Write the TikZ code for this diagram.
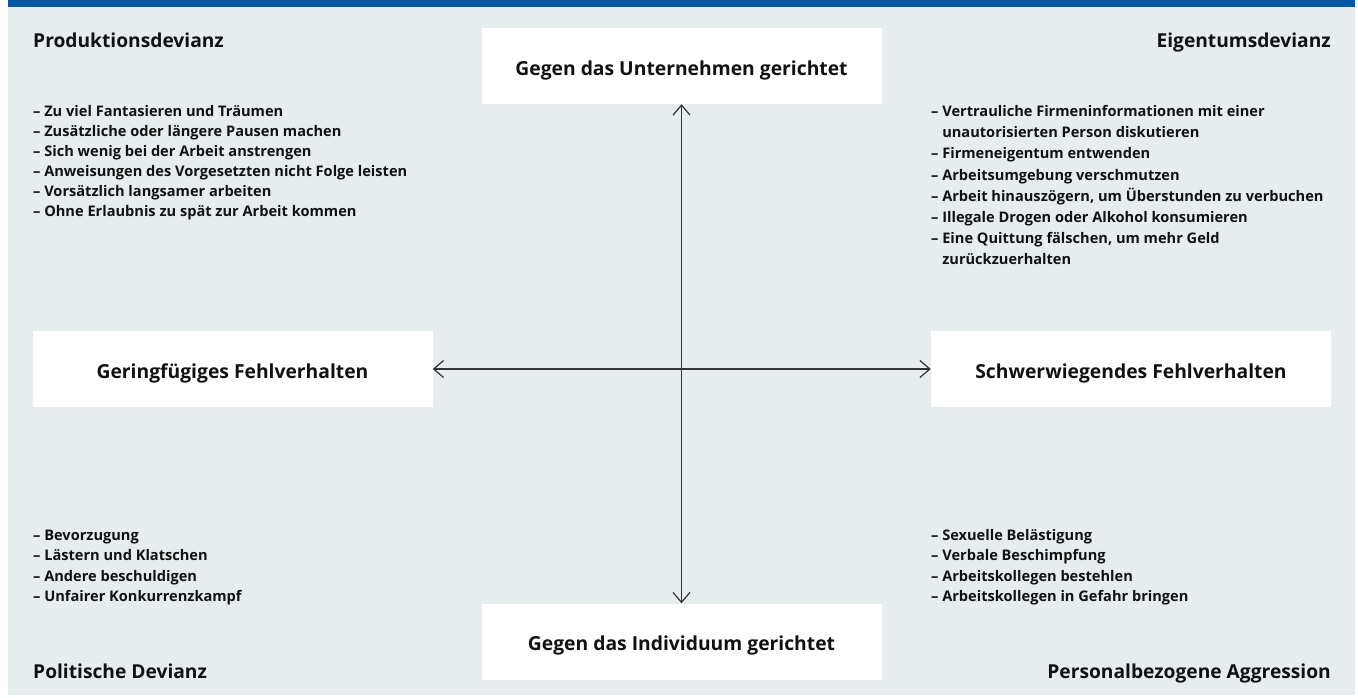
\documentclass[tikz,border=0pt]{standalone}
\usepackage{fontspec}
\setmainfont{Open Sans}
\usetikzlibrary{arrows.meta}
\definecolor{bg}{HTML}{E7ECEF}
\definecolor{bluebar}{HTML}{0356A6}
\definecolor{ink}{HTML}{111111}
\definecolor{axiscol}{HTML}{333333}
\begin{document}
\begin{tikzpicture}[x=1pt,y=-1pt,
  box/.style={fill=white, minimum width=400pt, minimum height=76pt, inner sep=0pt,
    text height=18pt, text depth=0pt,
    font=\fontsize{19.3}{22}\selectfont\bfseries, text=ink},
  corner/.style={font=\fontsize{19.2}{22}\selectfont\bfseries, text=ink, inner sep=0pt},
  itemlist/.style={font=\fontsize{14.6}{20}\selectfont\bfseries, text=ink, inner sep=0pt, anchor=base west},
  axisline/.style={draw=axiscol, line width=1.2pt,
    {Straight Barb[length=10pt,width=17pt]}-{Straight Barb[length=10pt,width=17pt]}}
]
\useasboundingbox (0,0) rectangle (1358,697);
\fill[bg] (8,7) rectangle (1355,695);
\fill[bluebar] (8,0) rectangle (1355,7);

\node[box] (top) at (681.5,66) {Gegen das Unternehmen gerichtet};
\node[box] (bottom) at (681.5,641.5) {Gegen das Individuum gerichtet};
\node[box] (left) at (232.5,369) {Geringfügiges Fehlverhalten};
\node[box] (right) at (1131,369) {Schwerwiegendes Fehlverhalten};

\draw[axisline] (top.south) -- (bottom.north);
\draw[axisline] (left.east) -- (right.west);

\node[corner, anchor=base west] (prod) at (33,47) {Produktionsdevianz};
\node[corner, anchor=base east] (eig) at (1331,47) {Eigentumsdevianz};
\node[corner, anchor=base west] (pol) at (33,678) {Politische Devianz};
\node[corner, anchor=base east] (pers) at (1331,678) {Personalbezogene Aggression};

\node[itemlist] (l1) at (33,116.5) {\vtop{\baselineskip=20pt
  \hbox{– Zu viel Fantasieren und Träumen}
  \hbox{– Zusätzliche oder längere Pausen machen}
  \hbox{– Sich wenig bei der Arbeit anstrengen}
  \hbox{– Anweisungen des Vorgesetzten nicht Folge leisten}
  \hbox{– Vorsätzlich langsamer arbeiten}
  \hbox{– Ohne Erlaubnis zu spät zur Arbeit kommen}}};

\node[itemlist] (l2) at (931,116.5) {\vtop{\baselineskip=21.2pt
  \hbox{– Vertrauliche Firmeninformationen mit einer}
  \hbox{\hphantom{– }unautorisierten Person diskutieren}
  \hbox{– Firmeneigentum entwenden}
  \hbox{– Arbeitsumgebung verschmutzen}
  \hbox{– Arbeit hinauszögern, um Überstunden zu verbuchen}
  \hbox{– Illegale Drogen oder Alkohol konsumieren}
  \hbox{– Eine Quittung fälschen, um mehr Geld}
  \hbox{\hphantom{– }zurückzuerhalten}}};

\node[itemlist] (l3) at (33,540.5) {\vtop{\baselineskip=20.3pt
  \hbox{– Bevorzugung}
  \hbox{– Lästern und Klatschen}
  \hbox{– Andere beschuldigen}
  \hbox{– Unfairer Konkurrenzkampf}}};

\node[itemlist] (l4) at (931,540.5) {\vtop{\baselineskip=20.3pt
  \hbox{– Sexuelle Belästigung}
  \hbox{– Verbale Beschimpfung}
  \hbox{– Arbeitskollegen bestehlen}
  \hbox{– Arbeitskollegen in Gefahr bringen}}};
\end{tikzpicture}
\end{document}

::::::::::

PROBLEM DETAILS
Omitting all pictures, restate exactly the lines of the material from its start through the line that contains "Ohne Erlaubnis zu".

OUTPUT BELOW
Write the TikZ code for this diagram.
\documentclass[tikz,border=0pt]{standalone}
\usepackage{fontspec}
\setmainfont{Open Sans}
\usetikzlibrary{arrows.meta}
\definecolor{bg}{HTML}{E7ECEF}
\definecolor{bluebar}{HTML}{0356A6}
\definecolor{ink}{HTML}{111111}
\definecolor{axiscol}{HTML}{333333}
\begin{document}
\begin{tikzpicture}[x=1pt,y=-1pt,
  box/.style={fill=white, minimum width=400pt, minimum height=76pt, inner sep=0pt,
    text height=18pt, text depth=0pt,
    font=\fontsize{19.3}{22}\selectfont\bfseries, text=ink},
  corner/.style={font=\fontsize{19.2}{22}\selectfont\bfseries, text=ink, inner sep=0pt},
  itemlist/.style={font=\fontsize{14.6}{20}\selectfont\bfseries, text=ink, inner sep=0pt, anchor=base west},
  axisline/.style={draw=axiscol, line width=1.2pt,
    {Straight Barb[length=10pt,width=17pt]}-{Straight Barb[length=10pt,width=17pt]}}
]
\useasboundingbox (0,0) rectangle (1358,697);
\fill[bg] (8,7) rectangle (1355,695);
\fill[bluebar] (8,0) rectangle (1355,7);

\node[box] (top) at (681.5,66) {Gegen das Unternehmen gerichtet};
\node[box] (bottom) at (681.5,641.5) {Gegen das Individuum gerichtet};
\node[box] (left) at (232.5,369) {Geringfügiges Fehlverhalten};
\node[box] (right) at (1131,369) {Schwerwiegendes Fehlverhalten};

\draw[axisline] (top.south) -- (bottom.north);
\draw[axisline] (left.east) -- (right.west);

\node[corner, anchor=base west] (prod) at (33,47) {Produktionsdevianz};
\node[corner, anchor=base east] (eig) at (1331,47) {Eigentumsdevianz};
\node[corner, anchor=base west] (pol) at (33,678) {Politische Devianz};
\node[corner, anchor=base east] (pers) at (1331,678) {Personalbezogene Aggression};

\node[itemlist] (l1) at (33,116.5) {\vtop{\baselineskip=20pt
  \hbox{– Zu viel Fantasieren und Träumen}
  \hbox{– Zusätzliche oder längere Pausen machen}
  \hbox{– Sich wenig bei der Arbeit anstrengen}
  \hbox{– Anweisungen des Vorgesetzten nicht Folge leisten}
  \hbox{– Vorsätzlich langsamer arbeiten}
  \hbox{– Ohne Erlaubnis zu spät zur Arbeit kommen}}};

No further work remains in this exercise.